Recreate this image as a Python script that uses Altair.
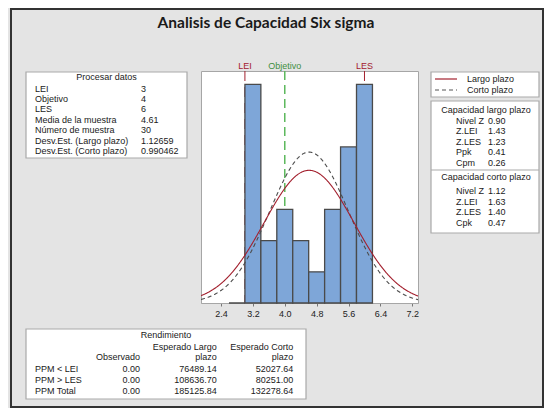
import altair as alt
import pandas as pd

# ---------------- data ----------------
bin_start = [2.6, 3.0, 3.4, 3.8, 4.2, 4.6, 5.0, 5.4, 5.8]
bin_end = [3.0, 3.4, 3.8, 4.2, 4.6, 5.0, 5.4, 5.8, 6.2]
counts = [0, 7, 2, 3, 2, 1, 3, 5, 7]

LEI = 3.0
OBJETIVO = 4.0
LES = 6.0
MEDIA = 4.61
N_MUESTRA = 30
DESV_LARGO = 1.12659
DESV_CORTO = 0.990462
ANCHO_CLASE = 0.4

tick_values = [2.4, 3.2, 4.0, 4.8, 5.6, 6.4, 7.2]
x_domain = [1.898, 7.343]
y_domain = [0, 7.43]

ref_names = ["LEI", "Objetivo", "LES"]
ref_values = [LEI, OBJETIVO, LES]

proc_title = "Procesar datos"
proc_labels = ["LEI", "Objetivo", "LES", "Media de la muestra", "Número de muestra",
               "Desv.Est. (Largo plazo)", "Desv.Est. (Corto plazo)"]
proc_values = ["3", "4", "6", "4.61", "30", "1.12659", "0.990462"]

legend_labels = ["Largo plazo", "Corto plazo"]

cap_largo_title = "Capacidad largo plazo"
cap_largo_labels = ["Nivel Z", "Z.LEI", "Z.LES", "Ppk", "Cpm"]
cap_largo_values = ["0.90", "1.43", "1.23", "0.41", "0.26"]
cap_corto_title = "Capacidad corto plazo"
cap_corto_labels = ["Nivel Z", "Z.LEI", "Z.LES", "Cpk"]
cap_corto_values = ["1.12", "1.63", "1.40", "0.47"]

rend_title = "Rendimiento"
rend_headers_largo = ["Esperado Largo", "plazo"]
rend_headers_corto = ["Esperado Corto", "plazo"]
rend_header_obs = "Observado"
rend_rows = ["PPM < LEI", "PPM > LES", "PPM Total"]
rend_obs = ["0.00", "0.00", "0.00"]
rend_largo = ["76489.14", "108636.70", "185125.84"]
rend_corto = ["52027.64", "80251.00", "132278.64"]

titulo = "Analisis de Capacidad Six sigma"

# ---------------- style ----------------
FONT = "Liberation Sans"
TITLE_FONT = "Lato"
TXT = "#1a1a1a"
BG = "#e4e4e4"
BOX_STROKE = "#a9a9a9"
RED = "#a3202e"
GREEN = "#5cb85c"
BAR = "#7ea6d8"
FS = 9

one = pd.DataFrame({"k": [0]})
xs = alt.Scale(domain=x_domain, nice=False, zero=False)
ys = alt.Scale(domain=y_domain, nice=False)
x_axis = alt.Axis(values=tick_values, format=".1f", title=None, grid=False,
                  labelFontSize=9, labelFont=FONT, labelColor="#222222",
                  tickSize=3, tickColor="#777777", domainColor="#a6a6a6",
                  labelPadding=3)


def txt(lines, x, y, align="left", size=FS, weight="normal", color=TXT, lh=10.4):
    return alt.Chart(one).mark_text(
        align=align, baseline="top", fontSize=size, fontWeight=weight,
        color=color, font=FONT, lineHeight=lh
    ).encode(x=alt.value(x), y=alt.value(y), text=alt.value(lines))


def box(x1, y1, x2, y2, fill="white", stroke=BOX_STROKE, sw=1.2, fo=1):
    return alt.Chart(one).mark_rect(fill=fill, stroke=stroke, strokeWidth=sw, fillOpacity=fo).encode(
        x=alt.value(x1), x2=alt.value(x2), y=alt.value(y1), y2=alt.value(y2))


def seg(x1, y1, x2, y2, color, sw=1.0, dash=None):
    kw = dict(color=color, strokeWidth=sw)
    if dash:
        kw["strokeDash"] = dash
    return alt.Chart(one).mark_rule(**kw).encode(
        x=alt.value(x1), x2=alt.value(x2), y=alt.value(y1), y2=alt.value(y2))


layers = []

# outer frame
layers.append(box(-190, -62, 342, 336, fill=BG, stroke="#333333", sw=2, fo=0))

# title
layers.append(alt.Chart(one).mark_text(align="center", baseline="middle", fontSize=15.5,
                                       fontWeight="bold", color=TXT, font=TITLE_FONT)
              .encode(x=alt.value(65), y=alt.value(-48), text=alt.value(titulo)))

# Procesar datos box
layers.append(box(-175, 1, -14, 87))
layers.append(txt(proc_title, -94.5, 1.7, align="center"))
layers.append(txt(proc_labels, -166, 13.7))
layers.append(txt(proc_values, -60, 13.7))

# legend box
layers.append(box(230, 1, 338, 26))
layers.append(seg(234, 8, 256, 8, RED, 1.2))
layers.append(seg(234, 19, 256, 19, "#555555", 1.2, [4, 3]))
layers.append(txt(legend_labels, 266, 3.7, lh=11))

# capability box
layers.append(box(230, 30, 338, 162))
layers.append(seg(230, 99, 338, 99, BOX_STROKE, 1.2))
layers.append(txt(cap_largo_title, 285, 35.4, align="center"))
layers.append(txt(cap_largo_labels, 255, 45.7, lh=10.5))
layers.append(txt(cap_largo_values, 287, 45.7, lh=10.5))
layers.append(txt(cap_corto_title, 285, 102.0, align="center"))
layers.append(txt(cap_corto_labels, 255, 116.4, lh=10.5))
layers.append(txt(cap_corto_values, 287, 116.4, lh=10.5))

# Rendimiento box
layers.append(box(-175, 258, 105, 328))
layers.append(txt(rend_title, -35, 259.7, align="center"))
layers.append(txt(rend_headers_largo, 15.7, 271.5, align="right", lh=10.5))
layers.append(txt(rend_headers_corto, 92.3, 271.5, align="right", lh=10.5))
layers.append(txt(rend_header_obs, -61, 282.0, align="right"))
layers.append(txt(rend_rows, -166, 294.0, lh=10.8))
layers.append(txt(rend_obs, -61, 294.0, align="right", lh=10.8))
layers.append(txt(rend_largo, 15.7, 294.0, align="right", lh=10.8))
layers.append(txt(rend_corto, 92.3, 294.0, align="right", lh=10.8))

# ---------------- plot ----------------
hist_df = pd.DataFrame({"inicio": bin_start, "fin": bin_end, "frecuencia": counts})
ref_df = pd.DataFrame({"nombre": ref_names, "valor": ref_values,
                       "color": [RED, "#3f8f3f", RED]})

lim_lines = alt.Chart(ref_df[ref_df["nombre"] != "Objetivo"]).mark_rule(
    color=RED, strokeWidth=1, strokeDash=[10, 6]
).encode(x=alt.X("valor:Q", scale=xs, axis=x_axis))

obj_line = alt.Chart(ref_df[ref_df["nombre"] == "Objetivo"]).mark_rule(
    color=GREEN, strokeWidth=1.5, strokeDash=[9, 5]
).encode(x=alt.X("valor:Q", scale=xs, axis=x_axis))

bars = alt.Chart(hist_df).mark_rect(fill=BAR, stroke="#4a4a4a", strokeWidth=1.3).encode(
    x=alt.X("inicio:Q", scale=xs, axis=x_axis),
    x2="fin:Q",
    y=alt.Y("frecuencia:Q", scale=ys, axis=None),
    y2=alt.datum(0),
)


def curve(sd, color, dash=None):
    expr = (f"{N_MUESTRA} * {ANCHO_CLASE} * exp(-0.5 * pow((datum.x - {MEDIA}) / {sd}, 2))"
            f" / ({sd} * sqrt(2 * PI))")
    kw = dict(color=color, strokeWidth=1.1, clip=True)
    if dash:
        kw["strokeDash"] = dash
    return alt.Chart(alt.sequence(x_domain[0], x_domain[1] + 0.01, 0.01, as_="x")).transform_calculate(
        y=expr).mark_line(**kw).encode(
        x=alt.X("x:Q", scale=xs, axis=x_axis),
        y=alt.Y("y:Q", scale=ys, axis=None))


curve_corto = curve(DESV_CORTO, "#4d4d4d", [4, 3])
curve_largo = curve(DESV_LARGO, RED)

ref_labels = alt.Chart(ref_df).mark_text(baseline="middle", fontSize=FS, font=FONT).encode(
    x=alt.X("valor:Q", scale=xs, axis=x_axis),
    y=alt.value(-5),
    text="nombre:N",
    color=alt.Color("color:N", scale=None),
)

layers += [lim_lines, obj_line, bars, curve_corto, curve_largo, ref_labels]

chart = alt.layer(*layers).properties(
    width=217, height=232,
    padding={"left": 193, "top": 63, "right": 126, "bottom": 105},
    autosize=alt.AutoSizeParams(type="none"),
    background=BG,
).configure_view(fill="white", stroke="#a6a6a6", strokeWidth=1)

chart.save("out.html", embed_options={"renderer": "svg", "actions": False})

◇ ◇ ◇ ◇ ◇ ◇ ◇

Exercise prompt:
Output exactly the span of lines from the top of the listing through the line holding "ref_values = [LEI, OBJETIVO, LES]", and leave every picture out.

Answer to the exercise:
Recreate this image as a Python script that uses Altair.
import altair as alt
import pandas as pd

# ---------------- data ----------------
bin_start = [2.6, 3.0, 3.4, 3.8, 4.2, 4.6, 5.0, 5.4, 5.8]
bin_end = [3.0, 3.4, 3.8, 4.2, 4.6, 5.0, 5.4, 5.8, 6.2]
counts = [0, 7, 2, 3, 2, 1, 3, 5, 7]

LEI = 3.0
OBJETIVO = 4.0
LES = 6.0
MEDIA = 4.61
N_MUESTRA = 30
DESV_LARGO = 1.12659
DESV_CORTO = 0.990462
ANCHO_CLASE = 0.4

tick_values = [2.4, 3.2, 4.0, 4.8, 5.6, 6.4, 7.2]
x_domain = [1.898, 7.343]
y_domain = [0, 7.43]

ref_names = ["LEI", "Objetivo", "LES"]
ref_values = [LEI, OBJETIVO, LES]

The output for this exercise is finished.